**What you need to do:** Your task is to retype the lines from the opening of the material through the line that includes "852, 876, 900]". Do not copy the pictures.
┌─ Listing
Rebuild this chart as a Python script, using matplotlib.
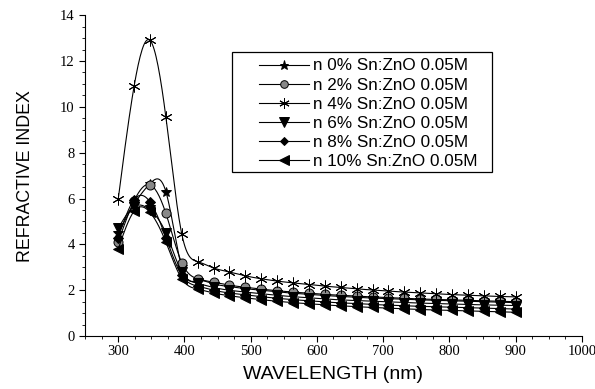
import numpy as np
import matplotlib
matplotlib.use("Agg")
import matplotlib.pyplot as plt
from matplotlib.ticker import MultipleLocator
from matplotlib.lines import Line2D
from matplotlib.patches import Rectangle

wavelength = [300, 324, 348, 372, 396, 420, 444, 468, 492, 516, 540, 564, 588,
              612, 636, 660, 684, 708, 732, 756, 780, 804, 828, 852, 876, 900]

n_0 = [4.5, 5.75, 6.65, 6.3, 3.0, 2.42, 2.28, 2.16, 2.07, 2.0, 1.93, 1.87, 1.82,
       1.77, 1.73, 1.69, 1.66, 1.63, 1.6, 1.58, 1.56, 1.54, 1.52, 1.5, 1.48, 1.46]
n_2 = [4.1, 5.9, 6.6, 5.35, 3.2, 2.5, 2.35, 2.22, 2.13, 2.05, 1.98, 1.92, 1.87,
       1.82, 1.78, 1.74, 1.71, 1.68, 1.65, 1.62, 1.6, 1.58, 1.56, 1.54, 1.52, 1.5]
n_4 = [5.97, 10.9, 12.9, 9.55, 4.45, 3.25, 2.97, 2.8, 2.63, 2.5, 2.4, 2.32, 2.25,
       2.18, 2.12, 2.06, 2.01, 1.96, 1.92, 1.88, 1.84, 1.81, 1.78, 1.75, 1.73, 1.71]
n_6 = [4.7, 5.65, 5.5, 4.5, 2.8, 2.3, 2.12, 2.0, 1.92, 1.85, 1.78, 1.72, 1.67,
       1.62, 1.58, 1.55, 1.52, 1.49, 1.46, 1.44, 1.42, 1.4, 1.38, 1.36, 1.35, 1.33]
n_8 = [4.3, 5.95, 5.85, 4.3, 2.65, 2.18, 2.0, 1.88, 1.8, 1.72, 1.65, 1.59, 1.54,
       1.49, 1.45, 1.42, 1.38, 1.35, 1.32, 1.3, 1.28, 1.26, 1.24, 1.22, 1.2, 1.18]
n_10 = [3.8, 5.45, 5.4, 4.1, 2.5, 2.05, 1.88, 1.76, 1.67, 1.59, 1.52, 1.46, 1.41,
        1.36, 1.32, 1.28, 1.25, 1.22, 1.19, 1.16, 1.14, 1.12, 1.1, 1.08, 1.06, 1.04]

labels = ["n 0% Sn:ZnO 0.05M", "n 2% Sn:ZnO 0.05M", "n 4% Sn:ZnO 0.05M",
          "n 6% Sn:ZnO 0.05M", "n 8% Sn:ZnO 0.05M", "n 10% Sn:ZnO 0.05M"]
series = [n_0, n_2, n_4, n_6, n_8, n_10]
markers = ["*", "o", (6, 2, 0), "v", "D", "<"]
msizes = [7.5, 6.5, 8.5, 7.5, 5.5, 7.5]
faces = ["black", "#888888", "black", "black", "black", "black"]

x_ticks = [300, 400, 500, 600, 700, 800, 900, 1000]
y_ticks = [0, 2, 4, 6, 8, 10, 12, 14]


def natural_spline(x, y, num=400):
    x = np.asarray(x, float)
    y = np.asarray(y, float)
    n = len(x)
    h = np.diff(x)
    A = np.zeros((n, n))
    b = np.zeros(n)
    A[0, 0] = 1
    A[-1, -1] = 1
    for i in range(1, n - 1):
        A[i, i - 1] = h[i - 1]
        A[i, i] = 2 * (h[i - 1] + h[i])
        A[i, i + 1] = h[i]
        b[i] = 6 * ((y[i + 1] - y[i]) / h[i] - (y[i] - y[i - 1]) / h[i - 1])
    M = np.linalg.solve(A, b)
    xs = np.linspace(x[0], x[-1], num)
    idx = np.clip(np.searchsorted(x, xs) - 1, 0, n - 2)
    x0, x1 = x[idx], x[idx + 1]
    hh = x1 - x0
    t0 = x1 - xs
    t1 = xs - x0
    ys = (M[idx] * t0 ** 3 / (6 * hh) + M[idx + 1] * t1 ** 3 / (6 * hh)
          + (y[idx] / hh - M[idx] * hh / 6) * t0
          + (y[idx + 1] / hh - M[idx + 1] * hh / 6) * t1)
    return xs, ys


W, H = 595, 389
fig = plt.figure(figsize=(W / 100, H / 100), dpi=100)
ax = fig.add_axes([0.143, 0.136, 0.835, 0.825])

handles = []
for vals, lab, mk, ms, fc in zip(series, labels, markers, msizes, faces):
    xs, ys = natural_spline(wavelength, vals)
    ax.plot(xs, ys, color="black", lw=0.8)
    ax.plot(wavelength, vals, linestyle="none", marker=mk, ms=ms,
            mfc=fc, mec="black", mew=0.7)
    handles.append(Line2D([], [], color="black", lw=0.8, marker=mk, ms=ms - 1,
                          mfc=fc, mec="black", mew=0.7, label=lab))

ax.set_xlim(250, 1000)
ax.set_ylim(0, 14)
ax.set_xticks(x_ticks)
ax.set_yticks(y_ticks)
ax.xaxis.set_minor_locator(MultipleLocator(25))
ax.yaxis.set_minor_locator(MultipleLocator(0.5))
ax.spines["top"].set_visible(False)
ax.spines["right"].set_visible(False)
ax.tick_params(which="major", direction="out", length=4, width=0.8)
ax.tick_params(which="minor", direction="out", length=2, width=0.6)
for lbl in ax.get_xticklabels() + ax.get_yticklabels():
    lbl.set_fontfamily("Liberation Serif")
    lbl.set_fontsize(10.5)
ax.tick_params(axis="x", pad=2.5)

ax.set_xlabel("WAVELENGTH (nm)", fontfamily="Liberation Sans", fontsize=14, labelpad=6)
ax.set_ylabel("REFRACTIVE INDEX", fontfamily="Liberation Sans", fontsize=12.8, labelpad=19)

leg = ax.legend(handles=handles, loc="upper left",
                bbox_to_anchor=(259 / W, 1 - 58.5 / H), bbox_transform=fig.transFigure,
                prop={"family": "Liberation Sans", "size": 12.3},
                frameon=False, handlelength=2.9, handletextpad=0.25,
                labelspacing=0.245, borderpad=0, borderaxespad=0)

fig.canvas.draw()
bb = leg.get_window_extent()
x0 = bb.x0 - 27
x1 = bb.x1 + 15
y0 = bb.y0 - 3
y1 = bb.y1 + 6.5
frame = Rectangle((x0 / W, y0 / H), (x1 - x0) / W, (y1 - y0) / H,
                  transform=fig.transFigure, facecolor="white",
                  edgecolor="black", lw=0.9, zorder=4)
fig.add_artist(frame)
leg.set_zorder(5)
leg.remove()
fig.add_artist(leg)

fig.savefig("out.png", dpi=100)
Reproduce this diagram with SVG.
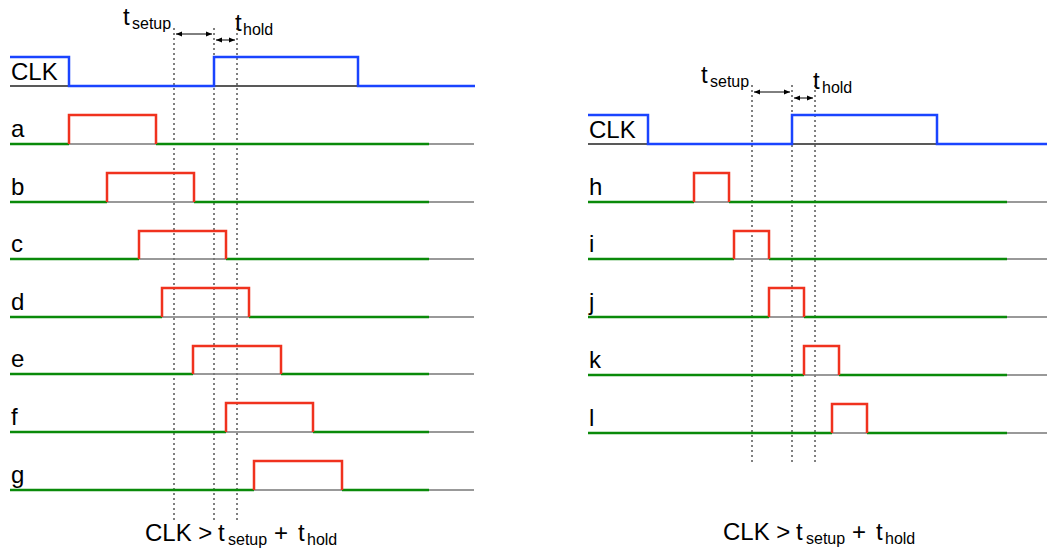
<svg xmlns="http://www.w3.org/2000/svg" width="1047" height="552" viewBox="0 0 1047 552">
<defs>
<marker id="ah" viewBox="0 0 10 10" refX="10" refY="5" markerWidth="6" markerHeight="6" orient="auto-start-reverse" markerUnits="userSpaceOnUse"><path d="M0,1 L10,5 L0,9 z" fill="#000"/></marker>
<style>
.t{font-family:"Liberation Sans",Arial,sans-serif;font-size:24px;fill:#000}
.s{font-size:16px}
.base{stroke:#777;stroke-width:1.5;fill:none}
.kb{stroke:#222;stroke-width:1.5;fill:none}
.g{stroke:#0a8a0a;stroke-width:2.5;fill:none}
.r{stroke:#f0321e;stroke-width:2.5;fill:none}
.b{stroke:#1a44ff;stroke-width:2.5;fill:none}
.dot{stroke:#000;stroke-width:1;stroke-dasharray:2,3;fill:none}
.ar{stroke:#000;stroke-width:1;fill:none}
</style>
</defs>
<rect width="1047" height="552" fill="#fff"/>

<g id="connectors">
<!-- left guides -->
<line class="dot" x1="174" y1="28" x2="174" y2="520"/>
<line class="dot" x1="214" y1="28" x2="214" y2="520"/>
<line class="dot" x1="237" y1="28" x2="237" y2="520"/>
<line class="ar" x1="176" y1="34" x2="212" y2="34" marker-start="url(#ah)" marker-end="url(#ah)"/>
<line class="ar" x1="216" y1="40" x2="235" y2="40" marker-start="url(#ah)" marker-end="url(#ah)"/>
<!-- right guides -->
<line class="dot" x1="752" y1="85" x2="752" y2="463"/>
<line class="dot" x1="792" y1="85" x2="792" y2="463"/>
<line class="dot" x1="815" y1="85" x2="815" y2="463"/>
<line class="ar" x1="754" y1="92" x2="790" y2="92" marker-start="url(#ah)" marker-end="url(#ah)"/>
<line class="ar" x1="794" y1="98" x2="813" y2="98" marker-start="url(#ah)" marker-end="url(#ah)"/>
</g>

<g id="labels-left">
<text class="t" x="123" y="25">t<tspan class="s" x="132" y="29">setup</tspan></text>
<text class="t" x="235" y="31">t<tspan class="s" x="243" y="35">hold</tspan></text>
<text class="t" x="145" y="541">CLK &gt; <tspan x="218">t</tspan><tspan class="s" x="228" y="545">setup</tspan><tspan x="274" y="541">+</tspan><tspan x="298">t</tspan><tspan class="s" x="307" y="545">hold</tspan></text>
</g>
<g id="labels-right">
<text class="t" x="701" y="83">t<tspan class="s" x="710" y="87">setup</tspan></text>
<text class="t" x="813" y="89">t<tspan class="s" x="822" y="93">hold</tspan></text>
<text class="t" x="723" y="540">CLK &gt; <tspan x="796">t</tspan><tspan class="s" x="806" y="544">setup</tspan><tspan x="852" y="540">+</tspan><tspan x="876">t</tspan><tspan class="s" x="885" y="544">hold</tspan></text>
</g>

<g id="clk-left">
<line class="kb" x1="10" y1="86" x2="474" y2="86"/>
<path class="b" d="M10,57 H69 V86 H214 V57 H358 V86 H475"/>
<text class="t" x="11" y="80">CLK</text>
</g>
<g id="sig-a"><line class="base" x1="10" y1="144" x2="474" y2="144"/><path class="g" d="M10,144 H69 M156,144 H429"/><path class="r" d="M69,144 V115 H156 V144"/><text class="t" x="11" y="137">a</text></g>
<g id="sig-b"><line class="base" x1="10" y1="202" x2="474" y2="202"/><path class="g" d="M10,202 H107 M194,202 H429"/><path class="r" d="M107,202 V173 H194 V202"/><text class="t" x="11" y="195">b</text></g>
<g id="sig-c"><line class="base" x1="10" y1="259" x2="474" y2="259"/><path class="g" d="M10,259 H139 M226,259 H429"/><path class="r" d="M139,259 V231 H226 V259"/><text class="t" x="11" y="252">c</text></g>
<g id="sig-d"><line class="base" x1="10" y1="317" x2="474" y2="317"/><path class="g" d="M10,317 H162 M249,317 H429"/><path class="r" d="M162,317 V288 H249 V317"/><text class="t" x="11" y="310">d</text></g>
<g id="sig-e"><line class="base" x1="10" y1="374" x2="474" y2="374"/><path class="g" d="M10,374 H193 M281,374 H429"/><path class="r" d="M193,374 V346 H281 V374"/><text class="t" x="11" y="367">e</text></g>
<g id="sig-f"><line class="base" x1="10" y1="432" x2="474" y2="432"/><path class="g" d="M10,432 H226 M313,432 H429"/><path class="r" d="M226,432 V403 H313 V432"/><text class="t" x="11" y="425">f</text></g>
<g id="sig-g"><line class="base" x1="10" y1="490" x2="474" y2="490"/><path class="g" d="M10,490 H254 M342,490 H429"/><path class="r" d="M254,490 V461 H342 V490"/><text class="t" x="11" y="483">g</text></g>

<g id="clk-right">
<line class="kb" x1="588" y1="144" x2="1047" y2="144"/>
<path class="b" d="M588,115 H648 V144 H792 V115 H937 V144 H1047"/>
<text class="t" x="589" y="138">CLK</text>
</g>
<g id="sig-h"><line class="base" x1="588" y1="202" x2="1047" y2="202"/><path class="g" d="M588,202 H694 M729,202 H1007"/><path class="r" d="M694,202 V173 H729 V202"/><text class="t" x="589" y="195">h</text></g>
<g id="sig-i"><line class="base" x1="588" y1="259" x2="1047" y2="259"/><path class="g" d="M588,259 H734 M769,259 H1007"/><path class="r" d="M734,259 V231 H769 V259"/><text class="t" x="589" y="252">i</text></g>
<g id="sig-j"><line class="base" x1="588" y1="317" x2="1047" y2="317"/><path class="g" d="M588,317 H769 M804,317 H1007"/><path class="r" d="M769,317 V288 H804 V317"/><text class="t" x="589" y="310">j</text></g>
<g id="sig-k"><line class="base" x1="588" y1="375" x2="1047" y2="375"/><path class="g" d="M588,375 H804 M839,375 H1007"/><path class="r" d="M804,375 V346 H839 V375"/><text class="t" x="589" y="368">k</text></g>
<g id="sig-l"><line class="base" x1="588" y1="433" x2="1047" y2="433"/><path class="g" d="M588,433 H832 M867,433 H1007"/><path class="r" d="M832,433 V404 H867 V433"/><text class="t" x="589" y="426">l</text></g>
</svg>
└─
**Reply:**
Rebuild this chart as a Python script, using matplotlib.
import numpy as np
import matplotlib
matplotlib.use("Agg")
import matplotlib.pyplot as plt
from matplotlib.ticker import MultipleLocator
from matplotlib.lines import Line2D
from matplotlib.patches import Rectangle

wavelength = [300, 324, 348, 372, 396, 420, 444, 468, 492, 516, 540, 564, 588,
              612, 636, 660, 684, 708, 732, 756, 780, 804, 828, 852, 876, 900]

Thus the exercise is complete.